The massively influential Valentino couture show Pierpaolo Piccioli staged in January, with its diverse cast, has been reverberating throughout the wide world of fashion ever since—visibly shifting the needle of the industry toward volume and glamour, and cementing the normalization of inclusive casting. Piccioli is a magnetic, down-to-earth guy who cares about celebrating the skilled people who work for him, a man on an intuitive mission to place fashion on a positive plane. “I feel that people are looking for emotion and dreams—but not distant dreams,” he said today before his ready-to-wear show was about to take to the runway. “I want to create a community for Valentino. I mean something different from ‘lifestyle,’ which is about owning objects. It’s about people who share values.”
In prepping this show, he’d reached out laterally in two directions to connect with cocreators from beyond the exclusive realms of the Roman house. One was the continuation of the creative brainstorming with Jun Takahashi of Undercover that the pair started with Valentino’s menswear. This time they morphed together a print of a 19th-century neoclassical sculpture of kissing lovers with a pop-punkish image of roses. The prints proliferated over coats and dresses, settling most beautifully as a cut-out pink bloom appliquéd on white lace in the breast of a slim cream midi dress.

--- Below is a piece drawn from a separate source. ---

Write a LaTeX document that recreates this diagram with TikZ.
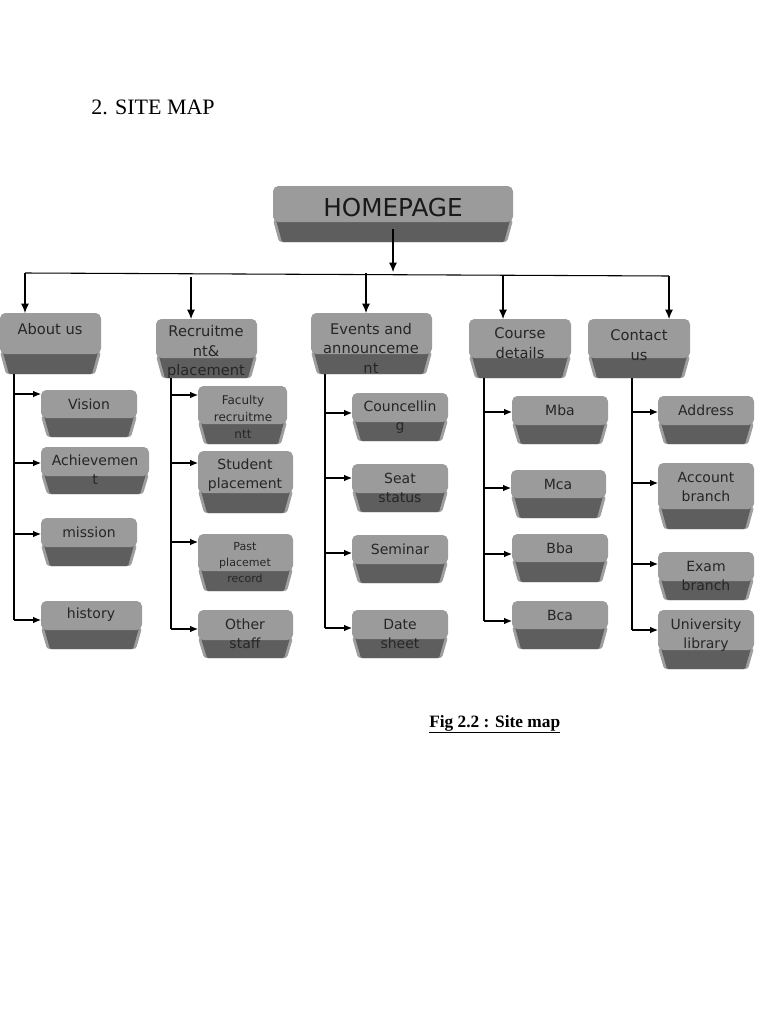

Piccioli had also been hit by the resonances of the direct action Movement for the Emancipation of Poetry, which anonymously pastes lyrical lines on walls in cities around the world. The idea of publicly accessible poetry about love and tenderness led him to commission the Scottish poet and artist Robert Montgomery and the three young writers (Greta Bellamacina, Mustafa The Poet, and Yrsa Daley-Ward) to contribute to a slim volume, Valentino on Love, which was left on seats for the audience to pick up. An illuminated billboard with lines by Montgomery stood at the end of the runway, reading, “The people you love become ghosts inside of you and like this you keep them alive.” Piccioli showed how he’d picked lines from the anthology to be printed or embroidered inside coats, on mid-layers of tulle dresses, inside bags and boots—so that only the wearer would know they are there.
In between all these gestures consciously intended to include a much younger customer—there was a series of leggy tunics and short coats—came the timeless, drop-dead-simple side of Valentino. The beauty of the cut and balance of a red A-line silk dress with an integral scarf flung diagonally across it, or a deep purple floor-length gown with fluted panels visible only in movement—these are the fashion poetics that Piccioli and his team make near impossible to translate into words but whose appeal will speak beyond seasons and down generations.